The combination of ceramic hardness with metallic toughness is a major challenge in the development of protective coatings. The relative new concept of high entropy alloys (HEAs) can be a promising pathway to achieve new high-performance materials While HEA thin films have been studied to some extent by experimental and computational materials science, there is only limited information available about the influence of carbon on HEA thin films, especially when prepared with physical vapor deposition techniques.
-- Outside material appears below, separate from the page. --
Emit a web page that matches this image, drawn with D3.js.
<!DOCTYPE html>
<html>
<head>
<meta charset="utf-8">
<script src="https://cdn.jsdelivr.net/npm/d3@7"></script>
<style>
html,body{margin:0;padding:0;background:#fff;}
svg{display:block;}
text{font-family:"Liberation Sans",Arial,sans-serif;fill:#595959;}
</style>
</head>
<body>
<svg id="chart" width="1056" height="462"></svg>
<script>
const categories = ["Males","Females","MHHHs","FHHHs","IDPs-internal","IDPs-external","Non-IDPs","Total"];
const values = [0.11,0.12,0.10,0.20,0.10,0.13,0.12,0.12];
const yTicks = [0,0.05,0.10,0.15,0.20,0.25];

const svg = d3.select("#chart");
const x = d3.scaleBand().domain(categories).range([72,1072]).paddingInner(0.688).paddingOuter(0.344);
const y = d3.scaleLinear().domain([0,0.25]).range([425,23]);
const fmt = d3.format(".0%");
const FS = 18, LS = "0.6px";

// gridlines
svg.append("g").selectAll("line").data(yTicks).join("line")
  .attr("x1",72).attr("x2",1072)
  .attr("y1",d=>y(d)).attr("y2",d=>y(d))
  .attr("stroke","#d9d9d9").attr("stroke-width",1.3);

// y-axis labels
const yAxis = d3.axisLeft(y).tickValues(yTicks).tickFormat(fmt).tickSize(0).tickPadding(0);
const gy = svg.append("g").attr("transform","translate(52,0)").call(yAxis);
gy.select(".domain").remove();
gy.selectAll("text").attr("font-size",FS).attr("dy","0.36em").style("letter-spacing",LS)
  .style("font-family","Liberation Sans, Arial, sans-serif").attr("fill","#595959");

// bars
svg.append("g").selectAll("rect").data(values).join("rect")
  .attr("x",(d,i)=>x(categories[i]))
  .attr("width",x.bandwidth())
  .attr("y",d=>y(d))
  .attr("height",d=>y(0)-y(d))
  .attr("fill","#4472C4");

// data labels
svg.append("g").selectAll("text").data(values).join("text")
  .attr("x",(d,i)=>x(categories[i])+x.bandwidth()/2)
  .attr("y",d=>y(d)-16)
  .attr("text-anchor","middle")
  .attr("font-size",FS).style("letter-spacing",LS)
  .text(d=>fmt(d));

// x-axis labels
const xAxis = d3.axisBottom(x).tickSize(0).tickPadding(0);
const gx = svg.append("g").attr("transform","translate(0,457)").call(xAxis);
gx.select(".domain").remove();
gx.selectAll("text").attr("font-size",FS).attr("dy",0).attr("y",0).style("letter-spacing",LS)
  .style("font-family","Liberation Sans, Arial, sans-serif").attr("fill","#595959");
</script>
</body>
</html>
We have recently studied the properties of CrNbTaTiW thin films and observed a combination of high hardness and crack resistance for Ta and W-rich compositions when small amounts of carbon (< 10 at%) is added [1]. To increase our understanding of the properties of these multicomponent HEA films, we have studied the influence of temperature and carbon on the structure and properties alloys in the ternary TaW-C system. The Ta-W-C thin films were deposited by non-reactive magnetron sputtering from elemental targets. The material properties were strongly depending on the carbon content. The TaW films crystallise in a bcc structure with a strong (110) texture with coherent grain boundaries. TEM analysis revealed that the films exhibit coherent grain boundaries with specific crystallographic directions. The addition of 8 at.% led to the formation of a metastable bcc supersaturated solid-solution without the formation of carbide precipitates. The main effect of the carbon addition was agrain refinement reducing the column width, which resulted in an increase in hardness from 14 to 16 GPa while the reduced E-modulus was unaffected. The enhanced hardness will be discussed in terms of solid solution hardening and grain refinement strengthening. The films were also annealed up to 900 °C to investigate the thermal stability. The TaW(C) remained in the bcc structure and no carbide formation was observed. Furthermore, the annealing had an age-hardening effect leading to a peak hardness of 26 GPa. These results indicate that TaW-C alloys are suitable for future high temperature application.

[1] S. Fritze, P. Malinovskis, L. Riekehr, L. von Fieandt, E. Lewin, U. Jansson, Hard and crack resistant carbon supersaturated refractory multicomponent nanostructured coatings, Sci. Rep. (2018) 1–8.